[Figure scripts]
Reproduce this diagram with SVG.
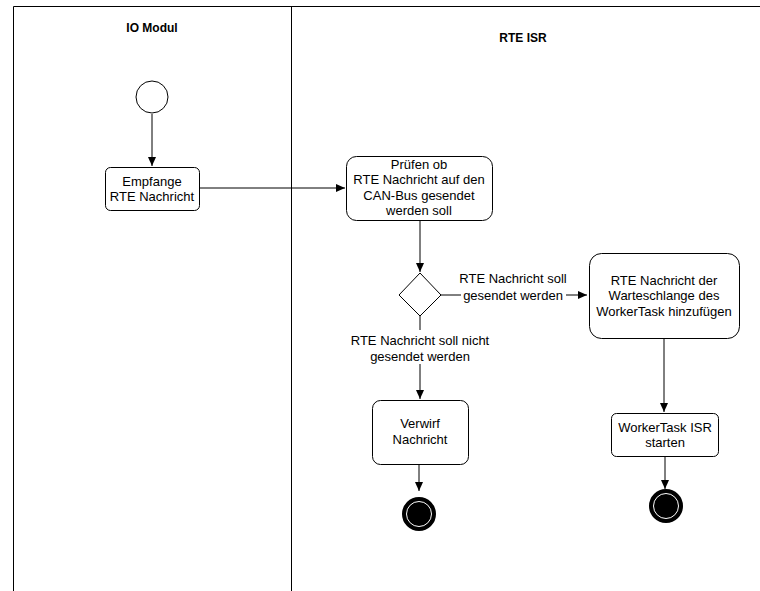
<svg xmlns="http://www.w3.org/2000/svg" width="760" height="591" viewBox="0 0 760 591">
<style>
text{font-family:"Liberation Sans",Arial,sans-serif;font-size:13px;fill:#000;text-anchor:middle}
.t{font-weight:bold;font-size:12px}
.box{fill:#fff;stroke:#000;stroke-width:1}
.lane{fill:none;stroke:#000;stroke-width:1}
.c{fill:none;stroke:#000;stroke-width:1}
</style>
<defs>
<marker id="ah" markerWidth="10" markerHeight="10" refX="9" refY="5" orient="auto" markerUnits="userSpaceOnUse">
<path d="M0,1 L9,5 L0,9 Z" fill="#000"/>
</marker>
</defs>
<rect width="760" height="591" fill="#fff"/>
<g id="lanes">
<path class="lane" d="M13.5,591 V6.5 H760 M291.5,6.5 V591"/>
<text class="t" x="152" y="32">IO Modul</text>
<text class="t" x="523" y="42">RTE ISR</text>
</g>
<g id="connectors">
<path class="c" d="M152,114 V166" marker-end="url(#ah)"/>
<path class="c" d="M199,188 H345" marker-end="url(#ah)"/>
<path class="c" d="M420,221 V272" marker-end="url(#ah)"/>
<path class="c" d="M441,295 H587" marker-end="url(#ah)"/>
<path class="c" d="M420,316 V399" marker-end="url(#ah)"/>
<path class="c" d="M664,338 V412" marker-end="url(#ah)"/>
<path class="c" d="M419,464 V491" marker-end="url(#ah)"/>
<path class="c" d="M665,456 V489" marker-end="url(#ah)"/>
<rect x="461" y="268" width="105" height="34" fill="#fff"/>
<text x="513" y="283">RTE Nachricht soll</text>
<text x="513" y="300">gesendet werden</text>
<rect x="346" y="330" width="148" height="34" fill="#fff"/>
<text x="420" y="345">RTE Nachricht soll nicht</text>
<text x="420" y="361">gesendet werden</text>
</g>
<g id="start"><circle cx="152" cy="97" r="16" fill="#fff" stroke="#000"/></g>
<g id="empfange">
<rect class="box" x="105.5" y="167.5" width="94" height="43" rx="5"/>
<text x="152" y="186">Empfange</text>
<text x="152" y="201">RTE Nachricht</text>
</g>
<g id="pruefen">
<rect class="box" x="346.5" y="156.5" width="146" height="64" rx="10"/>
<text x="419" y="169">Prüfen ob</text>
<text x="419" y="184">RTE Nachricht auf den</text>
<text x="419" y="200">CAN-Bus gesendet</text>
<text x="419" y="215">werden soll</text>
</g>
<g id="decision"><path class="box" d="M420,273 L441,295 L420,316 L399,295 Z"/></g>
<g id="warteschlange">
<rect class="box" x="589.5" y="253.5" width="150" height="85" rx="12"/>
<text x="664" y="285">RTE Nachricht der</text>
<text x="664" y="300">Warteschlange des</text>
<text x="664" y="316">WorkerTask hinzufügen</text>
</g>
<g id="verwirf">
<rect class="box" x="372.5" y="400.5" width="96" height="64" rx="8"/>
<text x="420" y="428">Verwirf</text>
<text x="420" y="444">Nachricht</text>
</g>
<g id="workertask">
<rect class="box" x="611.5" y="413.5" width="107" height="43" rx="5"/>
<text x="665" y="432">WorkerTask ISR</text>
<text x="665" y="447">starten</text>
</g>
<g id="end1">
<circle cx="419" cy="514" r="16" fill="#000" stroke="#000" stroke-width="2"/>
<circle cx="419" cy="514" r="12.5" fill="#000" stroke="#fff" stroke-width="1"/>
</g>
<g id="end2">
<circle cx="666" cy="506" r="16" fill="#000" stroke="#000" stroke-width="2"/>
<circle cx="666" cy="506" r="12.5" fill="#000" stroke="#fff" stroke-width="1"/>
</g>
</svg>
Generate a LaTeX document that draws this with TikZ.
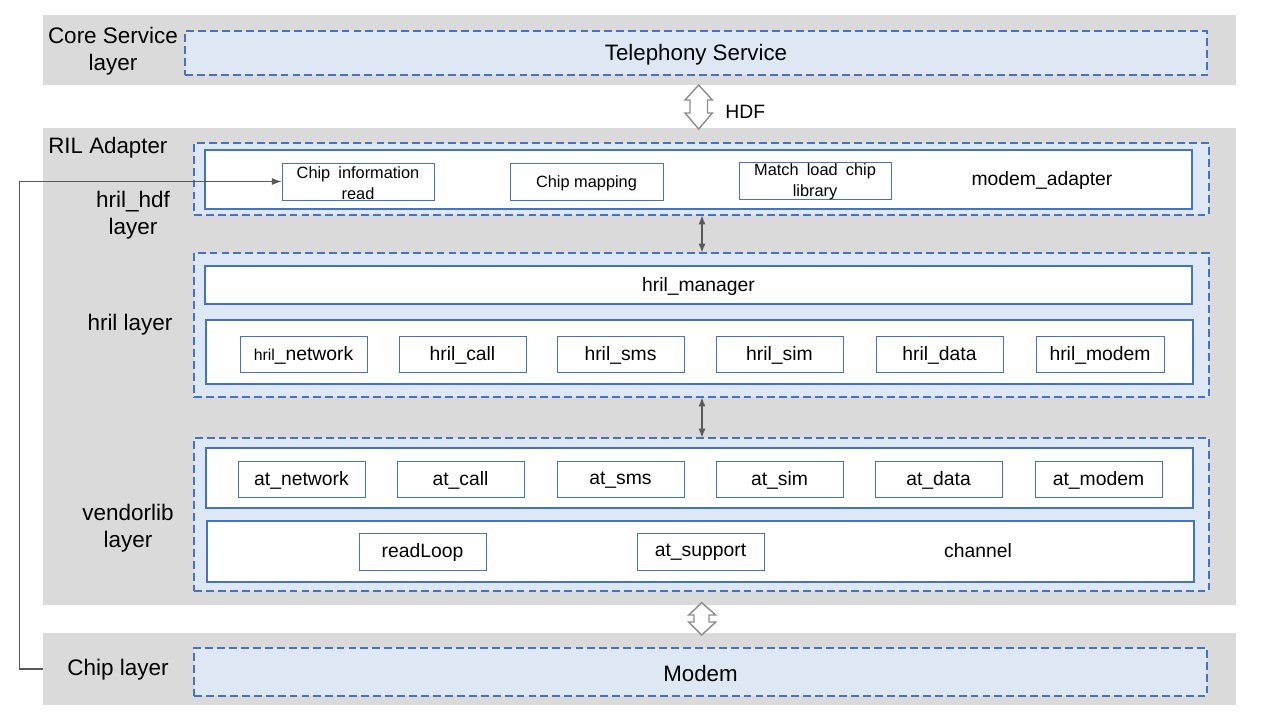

PROBLEM DESCRIPTION:
Copy out each line of the records where the string "this" appears.

ANSWER TO THE PROBLEM:
Reproduce this diagram with SVG.
Generate a LaTeX document that draws this with TikZ.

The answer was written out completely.